On the applicability of the leading edge method to obtain equivalent doses in OSL dating and dosimetry

Abstract

The applicability of an objective methodology for dose distribution analysis proposed by Lepper and McKeever [2002. An objective methodology for dose distribution analysis. Radiat. Prot. Dosimetry 101 (1–4), 349–352] to samples, where available material only allows the measurement of a small number of aliquots, is investigated. The basis for the study are artificially and naturally insufficiently bleached samples for which a large number ( > 90 ) of aliquots were measured. Smaller sets of aliquots are then randomly drawn from this pool and a Gaussian function fitted to the rising limb of the dose distribution. It is found that when the method is based on a three-parameter fit, it is no longer applicable when the number of aliquots is significantly reduced. The percentage of successful fits for data sets made of only 20 aliquots was on average below 20%. In addition for data sets composed of 40 to 60 aliquots, palaeodoses obtained from fitting spread over a large dose range and showed a strongly asymmetric distribution. A significant improvement could be achieved by fixing the center of the Gaussian function to the mode D E bin and only fitting a two-parameter function to the data sets.
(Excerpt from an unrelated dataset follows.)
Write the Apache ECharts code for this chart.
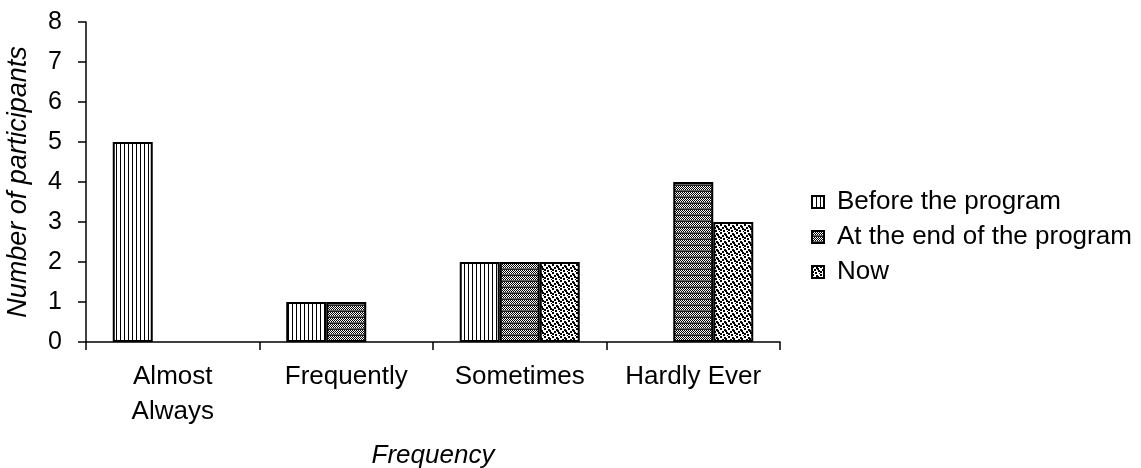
<!DOCTYPE html>
<html>
<head>
<meta charset="utf-8">
<script src="https://cdn.jsdelivr.net/npm/echarts@6/dist/echarts.min.js"></script>
<style>
  html, body { margin: 0; padding: 0; background: #fff; }
  #chart { width: 1141px; height: 468px; }
</style>
</head>
<body>
<div id="chart"></div>
<script>
// Survey responses: how often participants did the activity
const categories = ['Almost\nAlways', 'Frequently', 'Sometimes', 'Hardly Ever'];
const seriesNames = ['Before the program', 'At the end of the program', 'Now'];
const beforeProgram = [5, 1, 2, 0];
const endOfProgram = [0, 1, 2, 4];
const nowValues = [0, 0, 2, 3];
const yTicks = [0, 1, 2, 3, 4, 5, 6, 7, 8];

// Monochrome fill patterns drawn on small canvases
function makeTile(w, h, draw) {
  const c = document.createElement('canvas');
  c.width = w; c.height = h;
  const ctx = c.getContext('2d');
  draw(ctx);
  return { image: c, repeat: 'repeat' };
}
const verticalLines = makeTile(4, 4, ctx => {
  ctx.fillStyle = '#fff'; ctx.fillRect(0, 0, 4, 4);
  ctx.fillStyle = '#000'; ctx.fillRect(0, 0, 1, 4);
});
const darkStripes = makeTile(2, 6, ctx => {
  ctx.fillStyle = '#fff'; ctx.fillRect(0, 0, 2, 6);
  ctx.fillStyle = '#000';
  ctx.fillRect(0, 0, 1, 1); ctx.fillRect(1, 1, 1, 1);
  ctx.fillRect(0, 2, 1, 1); ctx.fillRect(1, 3, 1, 1);
  ctx.fillStyle = '#666'; ctx.fillRect(0, 4, 2, 1);
  ctx.fillStyle = '#222'; ctx.fillRect(0, 5, 2, 1);
});
const stipple = makeTile(8, 8, ctx => {
  ctx.fillStyle = '#fff'; ctx.fillRect(0, 0, 8, 8);
  ctx.fillStyle = '#000';
  [[0,0],[4,1],[2,3],[6,4],[0,5],[3,6],[7,7],[5,2]].forEach(p => ctx.fillRect(p[0], p[1], 2, 2));
});
const fills = [verticalLines, darkStripes, stipple];
const valueSets = [beforeProgram, endOfProgram, nowValues];

// Zero-height bars get no outline so nothing shows along the baseline
function barData(values) {
  return values.map(v => v === 0 ? { value: v, itemStyle: { borderWidth: 0 } } : v);
}

const chart = echarts.init(document.getElementById('chart'));
chart.setOption({
  backgroundColor: '#fff',
  animation: false,
  textStyle: { fontFamily: 'Liberation Sans, Arial, sans-serif', color: '#000' },
  grid: { left: 86, right: 361, top: 22, bottom: 126, containLabel: false, outerBoundsMode: 'none' },
  legend: {
    orient: 'vertical',
    left: 806,
    top: 184,
    icon: 'rect',
    itemWidth: 12,
    itemHeight: 12,
    itemGap: 9,
    textStyle: { fontSize: 26, color: '#000', padding: [0, 0, 0, 8], lineHeight: 26 },
    data: seriesNames
  },
  xAxis: {
    type: 'category',
    data: categories,
    name: 'Frequency',
    nameLocation: 'middle',
    nameGap: 101,
    nameTextStyle: { fontSize: 26, fontStyle: 'italic', color: '#000' },
    axisLine: { lineStyle: { color: '#000', width: 1.5 } },
    axisTick: { show: true, length: 8, lineStyle: { color: '#000', width: 1.5 } },
    axisLabel: { interval: 0, hideOverlap: false, fontSize: 26, color: '#000', margin: 17, lineHeight: 35 }
  },
  yAxis: {
    type: 'value',
    min: yTicks[0],
    max: yTicks[yTicks.length - 1],
    interval: 1,
    name: 'Number of participants',
    nameLocation: 'middle',
    nameGap: 54,
    nameTextStyle: { fontSize: 27, fontStyle: 'italic', color: '#000' },
    axisLine: { show: true, lineStyle: { color: '#000', width: 1.5 } },
    axisTick: { show: true, length: 8, lineStyle: { color: '#000', width: 1.5 } },
    axisLabel: { fontSize: 25, color: '#000', margin: 24 },
    splitLine: { show: false }
  },
  series: seriesNames.map((name, i) => ({
    name: name,
    type: 'bar',
    data: barData(valueSets[i]),
    barWidth: 40,
    barGap: '0%',
    itemStyle: { color: fills[i], borderColor: '#000', borderWidth: 2 }
  }))
});
</script>
</body>
</html>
With this approach an 80% change of successful fitting could be achieved even when using dose distributions constructed from only 20 to 30 aliquots. The median of the palaeodose distributions was approximately independent of the number of aliquots used. The modified method is then applied to samples from a sedimentary record in the northern Oman mountain range and the results compared with the method proposed by Fuchs and Lang [2001. OSL dating of coarse-grain fluvial quartz using single-aliquot protocols on sediments from NE Peleponnese, Greece. Quat. Sci. Rev. 20, 783–787]. It is concluded that the leading edge method proposed by Lepper and McKeever can be useful to derive D E 's from insufficiently bleached sediments even for a small number of aliquots if the Gaussian function is fitted as a two-parameter function.